With most European Union countries yet to ratify CETA, however, what does “provisional application” really mean? Here’s what you need to know.
What parts of the deal are taking effect?
Canadian and EU negotiators agreed, when they signed CETA almost a year ago, that most of the deal should go into effect after the Canadian and European Parliaments ratified it.
Many of the policies being adjusted under the deal are made at the EU level rather than by individual states. A few items that deal more specifically with national jurisdictions are being put off until all 28 EU member states have ratified CETA in their legislatures.
But according to a government official, “all economically significant parts of the agreement will come into force” Thursday, including slashing tariffs, increasing mobility for company employees, opening up government procurement rules and recognizing professional qualifications for certain professions (accountants, architects, engineers, lawyers).
What will this mean for consumers?
According to international trade minister François-Philippe Champagne, consumers are major beneficiaries as they’ll get “more choice and lower prices” on products.
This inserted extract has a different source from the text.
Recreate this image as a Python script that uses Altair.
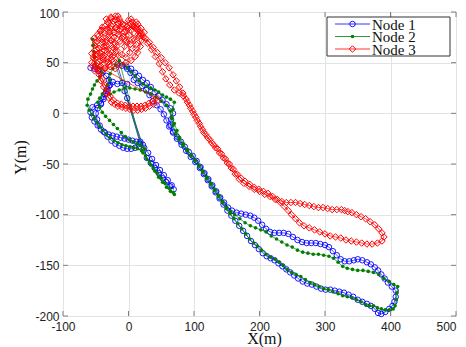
import altair as alt
import pandas as pd

names = ["Node 1", "Node 2", "Node 3"]
x_ticks = [-100, 0, 100, 200, 300, 400, 500]
y_ticks = [-200, -150, -100, -50, 0, 50, 100]

# Node 1 (blue, circles)
n1_x = [-58, -52, -46, -40, -34, -30, -28, -32, -36, -38,
        -42, -48, -55, -58, -56, -52, -47, -42, -36, -30,
        -24, -18, -12, -6, 0, 6, 12, 18, 22, 16,
        10, 4, -2, -8, -14, -20, -26, -32, -38, -44,
        -48, -50, -47, -42, -38, -34, -30, -24, -17, -10,
        -2, -6, -2, 28, 34, 40, 46, 52, 58, 64,
        69, 66, 60, 54, 48, 42, 36, 30, 24, 18,
        -17, -10, -3, 4, 10, 16, 22, 28, 34, 40,
        46, 52, 58, 64, 68, 65, 64, 68, 74, 80,
        86, 92, 98, 104, 110, 116, 122, 128, 134, 140,
        146, 152, 158, 165, 172, 179, 186, 192, 198, 204,
        210, 216, 223, 230, 237, 244, 251, 258, 265, 272,
        279, 286, 293, 300, 306, 312, 318, 324, 330, 337,
        344, 350, 357, 364, 370, 376, 381, 386, 391, 396,
        402, 408, 408, 406, 403, 398, 392, 386, 381, 376,
        370, 364, 357, 350, 343, 336, 329, 322, 315, 308,
        301, 294, 287, 280, 273, 266, 259, 253, 247, 241,
        235, 229, 223, 217, 211, 205, 199, 193, 187, 181,
        175, 169, 163, 157, 151, 145, 139, 133, 127, 121,
        115, 109, 102, 95, 88, 81, 74, 68, 62, 58,
        54, 49, 43, 37, 32, 27, 21, 14, 8, 3,
        -2]
n1_y = [45, 44, 42, 40, 37, 33, 28, 24, 19, 14,
        10, 8, 6, 1, -4, -8, -12, -16, -19, -21,
        -22, -23, -24, -25, -26, -27, -28, -28, -31, -33,
        -34, -35, -35, -34, -32, -30, -27, -23, -18, -12,
        -6, 0, 5, 9, 16, 22, 27, 31, 29, 30,
        29, 22, 15, -44, -49, -54, -59, -64, -68, -72,
        -75, -71, -66, -61, -56, -51, -45, -39, -34, -30,
        48, 47, 46, 44, 40, 37, 33, 30, 26, 21,
        17, 13, 9, 5, 0, -6, -12, -18, -23, -28,
        -33, -38, -42, -47, -53, -59, -65, -71, -77, -83,
        -88, -93, -96, -98, -99, -100, -101, -103, -106, -110,
        -114, -117, -118, -118, -118, -119, -122, -125, -127, -128,
        -128, -128, -129, -130, -132, -136, -140, -144, -146, -146,
        -145, -144, -145, -147, -149, -152, -155, -159, -163, -167,
        -171, -175, -181, -186, -190, -193, -196, -198, -197, -193,
        -190, -188, -186, -184, -181, -179, -177, -176, -175, -174,
        -174, -173, -171, -169, -168, -166, -163, -160, -157, -154,
        -151, -148, -145, -143, -141, -138, -134, -130, -126, -121,
        -116, -111, -106, -101, -96, -90, -84, -78, -72, -66,
        -60, -54, -48, -43, -37, -31, -25, -19, -13, -7,
        -1, 4, 8, 12, 18, 23, 27, 30, 33, 40,
        44]

# Node 2 (green, dots)
n2_x = [-55, -54, -53, -52, -51, -47, -43, -40, -44, -48,
        -52, -55, -58, -62, -63, -60, -56, -52, -48, -44,
        -39, -34, -28, -22, -16, -10, -4, 2, 8, 14,
        20, 25, 19, 13, 7, 1, -5, -11, -17, -23,
        -29, -35, -40, -44, -47, -44, -40, -36, -32, -29,
        -28, -24, -20, 26, 32, 38, 44, 50, 56, 62,
        68, 70, 64, 58, 52, 46, 40, 34, 28, 22,
        -14, -8, -2, 4, 10, 16, 22, 28, 34, 40,
        46, 52, 58, 64, 70, 68, 66, 70, 74, 78,
        84, 90, 96, 102, 108, 114, 120, 126, 132, 138,
        144, 150, 156, 162, 170, 178, 186, 194, 202, 210,
        218, 226, 234, 242, 250, 258, 266, 274, 282, 290,
        298, 306, 313, 320, 327, 334, 342, 350, 358, 366,
        374, 382, 390, 398, 405, 411, 410, 409, 407, 404,
        398, 392, 386, 380, 374, 368, 362, 355, 348, 341,
        334, 327, 320, 312, 305, 298, 291, 284, 277, 270,
        263, 256, 249, 242, 236, 230, 224, 217, 210, 203,
        197, 191, 185, 179, 173, 167, 161, 155, 149, 143,
        137, 131, 125, 119, 113, 107, 101, 95, 89, 83,
        77, 72, 68, 66, 64, 58, 50, 42, 34, 26,
        18, 10, 2, -6, -14, -22, -28]
n2_y = [73, 67, 61, 55, 49, 46, 44, 40, 36, 32,
        28, 24, 19, 14, 8, 3, -1, -5, -9, -13,
        -17, -21, -24, -27, -29, -31, -32, -33, -34, -35,
        -37, -35, -32, -30, -28, -26, -23, -19, -15, -11,
        -7, -3, 1, 6, 11, 15, 19, 23, 28, 33,
        39, 44, 48, -42, -48, -54, -59, -64, -69, -74,
        -78, -80, -77, -73, -68, -63, -57, -51, -45, -39,
        52, 49, 45, 41, 37, 32, 29, 27, 25, 23,
        21, 18, 16, 14, 11, 4, -3, -10, -17, -24,
        -30, -36, -41, -46, -51, -57, -63, -69, -75, -81,
        -87, -93, -97, -100, -104, -108, -111, -113, -115, -117,
        -121, -124, -127, -130, -132, -135, -137, -138, -139, -139,
        -140, -141, -143, -147, -151, -153, -154, -155, -155, -156,
        -157, -159, -163, -166, -169, -171, -177, -184, -190, -193,
        -194, -194, -193, -192, -190, -190, -189, -186, -184, -182,
        -181, -180, -178, -176, -174, -173, -171, -169, -167, -164,
        -161, -159, -157, -154, -150, -147, -144, -142, -139, -135,
        -131, -128, -124, -119, -114, -109, -104, -99, -94, -88,
        -82, -76, -70, -64, -58, -52, -47, -42, -37, -32,
        -26, -20, -12, -5, 2, 8, 12, 16, 19, 21,
        23, 24, 25, 25, 23, 21, 19]

# Node 3 (red, diamonds)
n3_x = [44, 38, 32, 26, 20, 14, 8, 2, -4, -10,
        -16, -21, -26, -30, -34, -38, -42, -45, -48, -44,
        -40, -36, -32, -28, -23, -17, -11, -5, 1, 7,
        13, 19, 25, 31, 37, 42,
        -50, -54, -52, -47, -42, -45, -50, -46, -40, -36,
        -38, -32, -28, -33, -38, -42, -36, -30, -26, -22,
        -25, -20, -15, -18, -22, -28, -32, -26, -20, -16,
        -12, -14, -10, -6, -10, -4, 2, -2, -6, -2,
        4, 8, 12, 6, 14, 18, 16, 12, 6, 0,
        -8, -20, -34, -44, -56, -52, -44, -36, -28, -20,
        -12, -4, 4, 10, 20, 24, 14, 4,
        -55, -49, -43, -36, -29, -25, -31, -38, -45, -52,
        -56, -50, -44, -37, -30, -23, -18, -24, -31, -38,
        -45, -52, -53, -48, -41, -34, -27, -20, -13, -8,
        -15, -22, -29, -36, -43, -47, -40, -33, -26, -19,
        -12, -16, -23, -30, -34, -27, -20, -14, -9, -4,
        1, -3, 3, 9, 15, 19, 12, 6, 0,
        8, 14, 20, 26, 32, 38, 44, 50, 56, 62,
        68, 73, 78, 83, 88, 93, 98, 103, 108, 113,
        118, 124, 130, 136, 142, 148, 154, 160, 166, 172,
        178, 185, 192, 199, 206, 213, 220, 227, 234, 241,
        248, 255, 262, 269, 276, 283, 290, 297, 304, 311,
        318, 325, 330, 335, 341, 348, 355, 362, 369, 376,
        382, 387, 390, 387, 380, 372, 364, 356, 348, 340,
        332, 324, 316, 308, 300, 292, 284, 276, 268, 261,
        255, 249, 244, 238, 232, 224, 216, 208, 200, 192,
        184, 176, 169, 163, 157, 151, 145, 139, 133, 127,
        121, 115, 110, 105, 100, 95, 90, 84, 77, 70,
        63, 57, 52, 47, 41, 35, 29, 23, 17, 10,
        3]
n3_y = [12, 9, 7, 5, 4, 3, 3, 4, 5, 6,
        7, 9, 11, 15, 20, 26, 32, 38, 44, 40,
        34, 28, 22, 17, 13, 10, 9, 8, 7, 7,
        7, 7, 8, 10, 12, 15,
        48, 55, 62, 58, 52, 64, 70, 76, 70, 62,
        55, 50, 58, 66, 75, 82, 86, 80, 72, 64,
        56, 50, 57, 66, 75, 84, 90, 94, 92, 96,
        90, 82, 74, 66, 58, 55, 60, 70, 80, 86,
        82, 74, 68, 64, 60, 66, 76, 84, 90, 92,
        88, 84, 72, 60, 50, 42, 46, 44, 46, 44,
        48, 50, 52, 56, 72, 80, 88, 93,
        47, 45, 47, 45, 48, 53, 51, 53, 51, 54,
        59, 58, 60, 57, 59, 57, 62, 65, 63, 66,
        64, 67, 74, 71, 73, 70, 72, 69, 71, 76,
        78, 80, 77, 79, 81, 78, 85, 83, 86, 85,
        83, 89, 91, 89, 93, 95, 96, 93, 88, 82,
        77, 72, 68, 72, 78, 84, 90, 86, 84,
        86, 82, 78, 74, 70, 65, 60, 55, 50, 45,
        38, 32, 26, 20, 14, 8, 2, -4, -10, -16,
        -21, -26, -31, -35, -40, -45, -50, -55, -60, -64,
        -67, -70, -73, -75, -77, -79, -82, -85, -87, -88,
        -88, -88, -89, -90, -91, -92, -93, -93, -94, -95,
        -95, -95, -96, -97, -98, -100, -102, -104, -107, -110,
        -114, -118, -122, -126, -128, -129, -129, -128, -127, -126,
        -125, -123, -122, -121, -119, -117, -115, -113, -111, -108,
        -104, -100, -96, -92, -88, -85, -82, -80, -77, -75,
        -72, -69, -65, -60, -54, -49, -44, -39, -34, -29,
        -24, -19, -13, -7, -1, 5, 11, 17, 20, 23,
        28, 34, 41, 49, 56, 63, 69, 75, 80, 84,
        88]

W, H = 393, 304
FRAME = "#808080"


def frame(xs, ys):
    return pd.DataFrame({"x": xs, "y": ys, "i": list(range(len(xs)))})


xscale = alt.Scale(domain=[-100, 500], nice=False, zero=False)
yscale = alt.Scale(domain=[-200, 100], nice=False, zero=False)

common = dict(grid=True, ticks=False, domain=False, labelFlush=False, labelOverlap=False,
              labelExpr="'' + datum.value", labelFont="Liberation Sans", labelFontSize=12,
              labelColor="#222222", gridColor="#e3e3e3", gridWidth=1,
              titleFont="Liberation Serif", titleFontSize=16, titleFontWeight="normal",
              titleColor="#111111", titleBaseline="middle")
xaxis = alt.Axis(values=x_ticks, title="X(m)", labelPadding=5, titleX=201, titleY=22,
                 labelOffset={"condition": {"test": "datum.value == 500", "value": -10}, "value": 0},
                 **common)
yaxis = alt.Axis(values=y_ticks, title="Y(m)", labelPadding=4, titleX=-43, titleY=145,
                 labelOffset={"condition": {"test": "datum.value == 100", "value": 1.5}, "value": 0},
                 **common)

X = alt.X("x:Q", scale=xscale, axis=xaxis)
Y = alt.Y("y:Q", scale=yscale, axis=yaxis)

layers = []
styles = [
    (n1_x, n1_y, "#0000ff", dict(shape="circle", filled=False, size=30, strokeWidth=0.9)),
    (n2_x, n2_y, "#008000", dict(shape="circle", filled=True, size=13, strokeWidth=0)),
    (n3_x, n3_y, "#ff0000", dict(shape="diamond", filled=False, size=42, strokeWidth=1)),
]
for xs, ys, col, pst in styles:
    df = frame(xs, ys)
    base = alt.Chart(df)
    layers.append(base.mark_line(color=col, strokeWidth=0.7).encode(x=X, y=Y, order="i:Q"))
    layers.append(base.mark_point(color=col, opacity=1, **pst).encode(x=X, y=Y))

# inward ticks on the box
xt = alt.Chart(pd.DataFrame({"x": x_ticks}))
yt = alt.Chart(pd.DataFrame({"y": y_ticks}))
layers.append(xt.mark_rule(color=FRAME, strokeWidth=1).encode(x=X, y=alt.value(0), y2=alt.value(5)))
layers.append(xt.mark_rule(color=FRAME, strokeWidth=1).encode(x=X, y=alt.value(H - 5), y2=alt.value(H)))
layers.append(yt.mark_rule(color=FRAME, strokeWidth=1).encode(y=Y, x=alt.value(0), x2=alt.value(5)))
layers.append(yt.mark_rule(color=FRAME, strokeWidth=1).encode(y=Y, x=alt.value(W - 5), x2=alt.value(W)))

# legend box
one = alt.Chart(pd.DataFrame({"name": ["legend"]}))
layers.append(one.mark_rect(fill="white", stroke="#333333", strokeWidth=1).encode(
    x=alt.value(264), x2=alt.value(387), y=alt.value(5), y2=alt.value(44)))
rows_y = [12, 24.5, 37]
for i, (xs, ys, col, pst) in enumerate(styles):
    d = alt.Chart(pd.DataFrame({"name": [names[i]]}))
    layers.append(d.mark_rule(color=col, strokeWidth=0.8).encode(
        x=alt.value(272), x2=alt.value(307), y=alt.value(rows_y[i])))
    layers.append(d.mark_point(color=col, opacity=1, **pst).encode(
        x=alt.value(289.5), y=alt.value(rows_y[i])))
    layers.append(d.mark_text(align="left", baseline="middle", font="Liberation Serif",
                              fontSize=15, color="#111111").encode(
        x=alt.value(309), y=alt.value(rows_y[i] + 0.5), text="name:N"))

chart = alt.layer(*layers).properties(
    width=W, height=H,
    autosize=alt.AutoSizeParams(type="none"),
    padding={"left": 55, "top": 4, "right": 2, "bottom": 31},
).configure_view(stroke=FRAME, strokeWidth=1.5).configure(background="white")

chart.save("out.html", embed_options={"renderer": "svg", "actions": False})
For one thing, the quota for European cheese imports will more than double over five years under CETA. Going away immediately are up to 10 per cent tariffs on chocolate and confectionery exports from the EU and up to 15 per cent tariffs on bread, pastries and biscuits, notes a guide from the European Commission.
Almost 150 European products with specific “geographical indications” are given special protection from imitations in the Canadian market: Things like Roquefort cheese, Hungarian salami and Greek kalamata olives.
On the Canadian side, export tariffs as high as 17 per cent on berries, 20 per cent on seafood and eight per cent on maple syrup are vanishing.
What will this mean for businesses?
This is a major market of 510 million consumers now open to Canadian businesses, Champagne noted during question period Wednesday. He declared it will make a positive difference for farmers, fishermen and other small businesses — even as Liberals face an outcry from such groups over proposed tax changes. The government estimates bilateral trade will increase by 20 per cent.
A government explainer lists key sectors that could benefit from CETA due, in large part, to the lower tariffs. These were up to 10 per cent on forestry products and Canadian-mined metals, for example.
Other sectors the government expects will benefit include auto manufacturers, information and communication services and the oil and gas industry (although crude, for example, wouldn’t be able to get to market).